You would think that by buying more of a product that you would get a price break. Sure, that works in practically every industry, except travel. What can you do about it?
First, let me explain a bit. You should already know, if you are a loyal reader or just a common sense travel consumer, that travel suppliers charge more when there is higher demand. Rates (airfares, cruise prices, lodging, car rentals) are at their peak, for instance, during the New Year's break in the Caribbean and many destinations. Makes sense, right? On a micro level, airlines charge more when capacity is fillings and hotels charge more during the week than on weekends.
Let's say that you are a group of four travelers. There are only two seats on a flight at the lowest price. However, when making your reservation (whatever source you use), the airline will charge the higher price times four. Hotels do the same thing. The weekend rate is substantially lower than the weekday rate but the property will charge you the weekday rate for each day; or they will charge you less each weekend day but not as low as the available weekend rate.
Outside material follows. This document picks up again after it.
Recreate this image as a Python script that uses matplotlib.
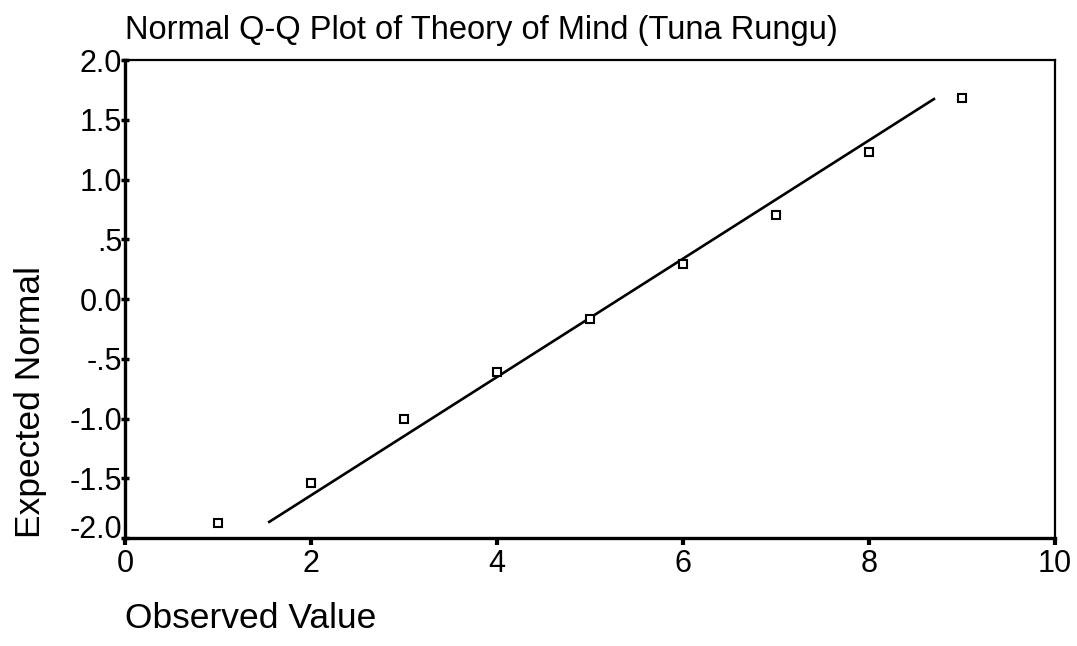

I have seen it time and time and time again.
What can consumers do?
For the airfare situation, I will find out what the price is for one passenger (then two, then three, until I find the "magic" price break point). Many times, I have broken the group reservation into two separate itineraries to save money. For example, if two seats are available at $100 but the next two are $150, then I will buy 2 @ $100 and 2 @ $150, instead of 4 @ $150 (and save $100).
A similar process works for lodging and rental cars. I will find out the rate for each day and for each set of days. Similarly, I can make separate reservations at the same property for consecutive days in order to save money. For example, their weekend rate is $99 (Friday, Saturday, and Sunday) and their weekday rate is $199. For an entire week, they may quote $199 for each day or perhaps $199 each weekday plus a "discounted rate" for $159 for the weekend. By booking separate weekday and weekend stays, I would save $180 ($60 for each of the three nights).
Add this strategy to your travel planning arsenal and save money on your next--and EVERY--trip.